>> Begin Records supplied

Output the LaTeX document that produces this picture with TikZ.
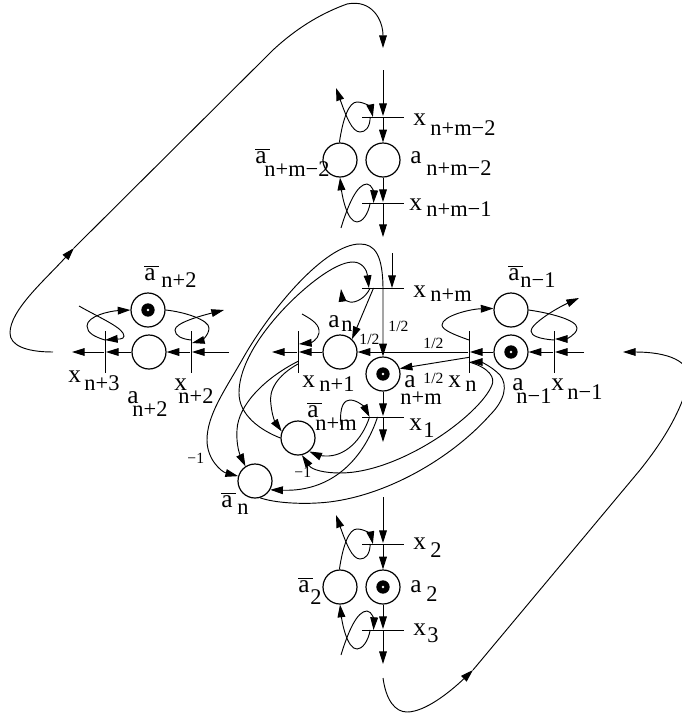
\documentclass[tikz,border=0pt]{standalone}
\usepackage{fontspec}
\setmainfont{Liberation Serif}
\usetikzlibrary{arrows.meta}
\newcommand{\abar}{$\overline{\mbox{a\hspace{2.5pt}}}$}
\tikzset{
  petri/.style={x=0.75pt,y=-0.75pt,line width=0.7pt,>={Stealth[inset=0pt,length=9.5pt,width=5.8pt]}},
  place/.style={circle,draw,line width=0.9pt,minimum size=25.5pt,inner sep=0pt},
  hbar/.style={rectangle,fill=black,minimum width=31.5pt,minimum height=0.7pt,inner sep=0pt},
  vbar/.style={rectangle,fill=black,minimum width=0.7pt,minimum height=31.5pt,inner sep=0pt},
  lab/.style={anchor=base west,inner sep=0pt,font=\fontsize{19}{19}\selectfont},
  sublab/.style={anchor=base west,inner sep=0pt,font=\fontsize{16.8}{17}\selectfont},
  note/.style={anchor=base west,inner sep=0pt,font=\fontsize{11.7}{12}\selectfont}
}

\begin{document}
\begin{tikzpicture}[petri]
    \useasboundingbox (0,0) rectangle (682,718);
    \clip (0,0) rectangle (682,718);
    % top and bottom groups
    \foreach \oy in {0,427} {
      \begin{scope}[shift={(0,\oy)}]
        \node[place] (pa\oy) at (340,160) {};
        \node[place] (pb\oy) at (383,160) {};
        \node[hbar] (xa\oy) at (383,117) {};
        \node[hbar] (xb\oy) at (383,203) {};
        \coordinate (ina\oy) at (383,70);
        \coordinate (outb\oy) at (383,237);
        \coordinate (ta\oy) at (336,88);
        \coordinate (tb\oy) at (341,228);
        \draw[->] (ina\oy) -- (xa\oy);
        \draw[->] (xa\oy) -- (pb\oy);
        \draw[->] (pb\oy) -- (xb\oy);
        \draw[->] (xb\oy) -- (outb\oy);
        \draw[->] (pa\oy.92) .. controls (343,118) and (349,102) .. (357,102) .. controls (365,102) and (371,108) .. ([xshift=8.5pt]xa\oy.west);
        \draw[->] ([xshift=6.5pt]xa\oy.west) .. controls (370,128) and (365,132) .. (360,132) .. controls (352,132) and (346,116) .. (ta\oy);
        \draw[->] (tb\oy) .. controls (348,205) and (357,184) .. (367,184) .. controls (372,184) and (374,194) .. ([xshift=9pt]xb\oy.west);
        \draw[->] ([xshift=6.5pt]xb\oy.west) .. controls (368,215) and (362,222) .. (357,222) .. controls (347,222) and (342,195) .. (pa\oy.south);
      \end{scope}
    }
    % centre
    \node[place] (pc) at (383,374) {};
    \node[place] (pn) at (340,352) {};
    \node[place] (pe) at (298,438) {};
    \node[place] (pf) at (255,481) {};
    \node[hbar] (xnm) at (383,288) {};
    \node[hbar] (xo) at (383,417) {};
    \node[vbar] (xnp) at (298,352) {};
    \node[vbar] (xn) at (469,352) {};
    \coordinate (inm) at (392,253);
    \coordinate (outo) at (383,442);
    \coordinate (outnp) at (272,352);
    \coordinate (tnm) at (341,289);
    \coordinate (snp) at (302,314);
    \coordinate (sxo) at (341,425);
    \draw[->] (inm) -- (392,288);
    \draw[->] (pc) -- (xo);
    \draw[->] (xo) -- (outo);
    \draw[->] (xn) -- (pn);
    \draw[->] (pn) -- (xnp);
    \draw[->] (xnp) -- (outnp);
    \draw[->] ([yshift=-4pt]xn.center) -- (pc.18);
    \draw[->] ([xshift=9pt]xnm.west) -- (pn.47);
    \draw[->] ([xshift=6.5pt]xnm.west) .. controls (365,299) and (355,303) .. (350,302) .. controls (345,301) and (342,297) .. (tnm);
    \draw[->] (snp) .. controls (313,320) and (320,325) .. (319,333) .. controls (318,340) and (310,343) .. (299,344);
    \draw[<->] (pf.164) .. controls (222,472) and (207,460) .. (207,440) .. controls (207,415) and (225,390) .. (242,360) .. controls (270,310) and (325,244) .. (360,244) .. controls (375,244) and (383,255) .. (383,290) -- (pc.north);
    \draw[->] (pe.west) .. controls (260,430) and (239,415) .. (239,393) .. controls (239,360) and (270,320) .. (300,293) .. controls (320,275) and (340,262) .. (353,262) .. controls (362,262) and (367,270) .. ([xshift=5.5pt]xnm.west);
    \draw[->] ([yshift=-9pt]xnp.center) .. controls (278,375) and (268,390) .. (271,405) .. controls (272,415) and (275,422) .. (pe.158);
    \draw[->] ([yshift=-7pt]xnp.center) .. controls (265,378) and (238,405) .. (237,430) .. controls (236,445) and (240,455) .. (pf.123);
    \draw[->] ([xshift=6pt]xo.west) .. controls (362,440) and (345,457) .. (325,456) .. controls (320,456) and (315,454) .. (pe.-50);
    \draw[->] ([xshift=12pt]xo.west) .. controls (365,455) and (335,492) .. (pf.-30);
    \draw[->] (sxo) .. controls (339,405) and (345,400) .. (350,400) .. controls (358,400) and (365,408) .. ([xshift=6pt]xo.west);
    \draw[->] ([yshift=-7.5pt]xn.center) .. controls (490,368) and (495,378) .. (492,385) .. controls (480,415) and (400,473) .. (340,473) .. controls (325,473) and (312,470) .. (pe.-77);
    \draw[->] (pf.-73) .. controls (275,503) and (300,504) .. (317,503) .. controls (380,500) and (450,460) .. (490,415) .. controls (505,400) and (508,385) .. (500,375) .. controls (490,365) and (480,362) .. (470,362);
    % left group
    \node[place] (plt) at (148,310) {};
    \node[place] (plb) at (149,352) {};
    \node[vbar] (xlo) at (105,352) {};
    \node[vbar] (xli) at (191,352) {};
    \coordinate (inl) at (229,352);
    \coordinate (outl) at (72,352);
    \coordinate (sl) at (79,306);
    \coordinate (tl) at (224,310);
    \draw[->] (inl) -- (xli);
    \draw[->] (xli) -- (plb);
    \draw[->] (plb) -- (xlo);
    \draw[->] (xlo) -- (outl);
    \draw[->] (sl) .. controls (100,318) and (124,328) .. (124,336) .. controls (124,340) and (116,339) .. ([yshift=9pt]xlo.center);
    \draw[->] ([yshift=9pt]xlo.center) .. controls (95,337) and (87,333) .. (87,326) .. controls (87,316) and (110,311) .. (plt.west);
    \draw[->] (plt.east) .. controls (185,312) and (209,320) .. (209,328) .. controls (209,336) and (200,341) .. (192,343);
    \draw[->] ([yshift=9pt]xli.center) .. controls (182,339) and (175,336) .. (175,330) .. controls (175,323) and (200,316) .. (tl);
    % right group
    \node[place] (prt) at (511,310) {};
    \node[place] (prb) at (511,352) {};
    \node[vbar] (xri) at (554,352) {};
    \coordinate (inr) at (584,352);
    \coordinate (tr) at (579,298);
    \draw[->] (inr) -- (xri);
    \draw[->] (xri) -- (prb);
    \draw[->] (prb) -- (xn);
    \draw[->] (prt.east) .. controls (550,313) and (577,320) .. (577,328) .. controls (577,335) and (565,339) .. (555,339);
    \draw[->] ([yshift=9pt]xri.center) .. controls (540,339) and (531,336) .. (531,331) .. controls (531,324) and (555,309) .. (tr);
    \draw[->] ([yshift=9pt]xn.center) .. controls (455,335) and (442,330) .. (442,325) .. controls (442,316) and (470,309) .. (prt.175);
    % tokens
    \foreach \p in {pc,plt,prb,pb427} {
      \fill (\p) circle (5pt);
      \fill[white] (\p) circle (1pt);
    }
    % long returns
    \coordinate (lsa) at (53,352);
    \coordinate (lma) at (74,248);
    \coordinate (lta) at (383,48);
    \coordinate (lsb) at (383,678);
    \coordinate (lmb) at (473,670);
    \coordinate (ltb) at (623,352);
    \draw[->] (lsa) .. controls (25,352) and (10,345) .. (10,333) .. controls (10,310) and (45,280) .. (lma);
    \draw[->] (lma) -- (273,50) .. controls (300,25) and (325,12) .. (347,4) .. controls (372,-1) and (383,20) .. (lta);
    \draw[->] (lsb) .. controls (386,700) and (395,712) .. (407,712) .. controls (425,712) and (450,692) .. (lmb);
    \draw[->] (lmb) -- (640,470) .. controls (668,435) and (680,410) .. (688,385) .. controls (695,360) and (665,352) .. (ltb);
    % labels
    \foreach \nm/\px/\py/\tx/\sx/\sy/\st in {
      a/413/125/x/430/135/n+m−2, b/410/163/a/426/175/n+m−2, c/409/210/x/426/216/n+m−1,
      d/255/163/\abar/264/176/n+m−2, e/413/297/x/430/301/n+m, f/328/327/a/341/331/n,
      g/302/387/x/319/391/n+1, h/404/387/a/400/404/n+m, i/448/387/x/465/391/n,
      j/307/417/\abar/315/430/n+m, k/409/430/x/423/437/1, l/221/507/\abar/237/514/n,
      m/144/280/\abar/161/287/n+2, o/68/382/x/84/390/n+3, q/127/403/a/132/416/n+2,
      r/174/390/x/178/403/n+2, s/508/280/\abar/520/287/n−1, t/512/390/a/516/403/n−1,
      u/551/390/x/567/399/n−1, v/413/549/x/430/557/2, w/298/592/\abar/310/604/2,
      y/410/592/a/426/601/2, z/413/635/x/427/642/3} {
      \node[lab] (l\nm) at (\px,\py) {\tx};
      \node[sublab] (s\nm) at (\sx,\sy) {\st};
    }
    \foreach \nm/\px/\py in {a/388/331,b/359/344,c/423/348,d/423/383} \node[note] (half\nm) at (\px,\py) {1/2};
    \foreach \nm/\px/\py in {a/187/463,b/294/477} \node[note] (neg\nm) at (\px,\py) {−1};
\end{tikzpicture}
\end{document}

>> End Records supplied
>> Begin Records supplied

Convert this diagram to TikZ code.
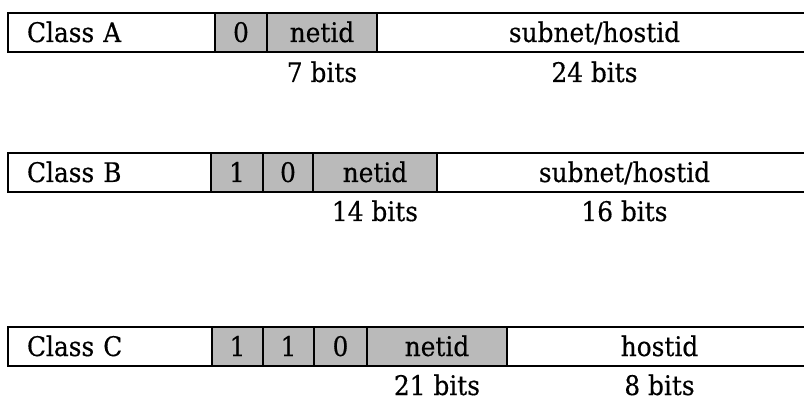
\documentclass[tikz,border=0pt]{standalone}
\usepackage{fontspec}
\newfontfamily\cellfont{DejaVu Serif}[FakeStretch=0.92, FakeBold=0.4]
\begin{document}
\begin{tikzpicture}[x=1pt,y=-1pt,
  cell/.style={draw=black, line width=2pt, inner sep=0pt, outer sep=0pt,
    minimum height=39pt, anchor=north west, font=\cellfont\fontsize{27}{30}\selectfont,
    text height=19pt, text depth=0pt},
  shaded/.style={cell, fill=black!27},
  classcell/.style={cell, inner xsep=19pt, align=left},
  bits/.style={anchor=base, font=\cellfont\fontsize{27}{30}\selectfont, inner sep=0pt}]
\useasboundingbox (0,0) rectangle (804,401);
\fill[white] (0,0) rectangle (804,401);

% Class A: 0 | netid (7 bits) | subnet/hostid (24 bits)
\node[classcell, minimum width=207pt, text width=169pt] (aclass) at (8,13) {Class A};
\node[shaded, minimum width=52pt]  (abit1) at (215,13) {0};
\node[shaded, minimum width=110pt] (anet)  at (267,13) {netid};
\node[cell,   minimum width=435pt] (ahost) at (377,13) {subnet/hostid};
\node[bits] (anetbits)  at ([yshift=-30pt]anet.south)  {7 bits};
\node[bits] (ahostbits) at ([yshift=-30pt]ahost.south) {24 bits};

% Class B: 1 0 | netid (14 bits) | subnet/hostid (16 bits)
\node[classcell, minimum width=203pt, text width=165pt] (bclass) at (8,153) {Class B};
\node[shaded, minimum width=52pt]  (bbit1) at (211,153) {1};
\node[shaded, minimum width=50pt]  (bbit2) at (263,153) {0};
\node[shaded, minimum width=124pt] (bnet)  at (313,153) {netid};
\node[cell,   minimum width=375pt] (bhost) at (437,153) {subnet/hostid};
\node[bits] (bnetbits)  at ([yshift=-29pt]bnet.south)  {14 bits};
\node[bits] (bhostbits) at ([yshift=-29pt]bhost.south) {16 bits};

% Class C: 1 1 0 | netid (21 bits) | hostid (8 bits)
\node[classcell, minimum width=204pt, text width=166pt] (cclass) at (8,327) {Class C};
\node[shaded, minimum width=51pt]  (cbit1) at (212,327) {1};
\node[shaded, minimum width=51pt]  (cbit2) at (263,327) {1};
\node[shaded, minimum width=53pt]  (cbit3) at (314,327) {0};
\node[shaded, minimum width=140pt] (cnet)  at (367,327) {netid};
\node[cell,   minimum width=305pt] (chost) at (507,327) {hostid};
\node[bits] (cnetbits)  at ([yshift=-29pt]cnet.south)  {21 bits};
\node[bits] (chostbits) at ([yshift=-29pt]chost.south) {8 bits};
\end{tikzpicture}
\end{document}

>> End Records supplied
>> Begin Records supplied

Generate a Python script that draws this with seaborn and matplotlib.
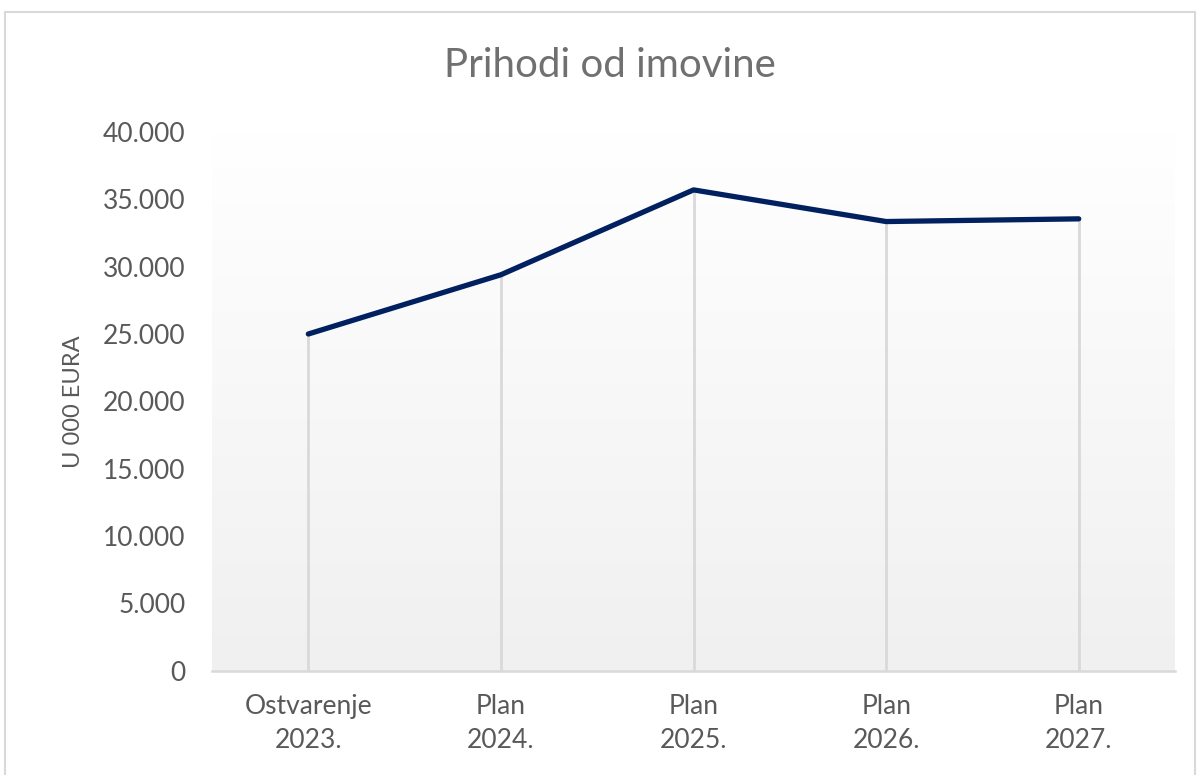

>> End Records supplied

→ **What to work on**
Above this task is a listing with pictures in it. Retype only the lines from the one containing "Convert this diagram to TikZ code." through the one containing "(ahostbits) at ([yshift=-30pt]ahost.south)", both included, and not the pictures.

→ **Solution below**
Convert this diagram to TikZ code.
\documentclass[tikz,border=0pt]{standalone}
\usepackage{fontspec}
\newfontfamily\cellfont{DejaVu Serif}[FakeStretch=0.92, FakeBold=0.4]
\begin{document}
\begin{tikzpicture}[x=1pt,y=-1pt,
  cell/.style={draw=black, line width=2pt, inner sep=0pt, outer sep=0pt,
    minimum height=39pt, anchor=north west, font=\cellfont\fontsize{27}{30}\selectfont,
    text height=19pt, text depth=0pt},
  shaded/.style={cell, fill=black!27},
  classcell/.style={cell, inner xsep=19pt, align=left},
  bits/.style={anchor=base, font=\cellfont\fontsize{27}{30}\selectfont, inner sep=0pt}]
\useasboundingbox (0,0) rectangle (804,401);
\fill[white] (0,0) rectangle (804,401);

% Class A: 0 | netid (7 bits) | subnet/hostid (24 bits)
\node[classcell, minimum width=207pt, text width=169pt] (aclass) at (8,13) {Class A};
\node[shaded, minimum width=52pt]  (abit1) at (215,13) {0};
\node[shaded, minimum width=110pt] (anet)  at (267,13) {netid};
\node[cell,   minimum width=435pt] (ahost) at (377,13) {subnet/hostid};
\node[bits] (anetbits)  at ([yshift=-30pt]anet.south)  {7 bits};
\node[bits] (ahostbits) at ([yshift=-30pt]ahost.south) {24 bits};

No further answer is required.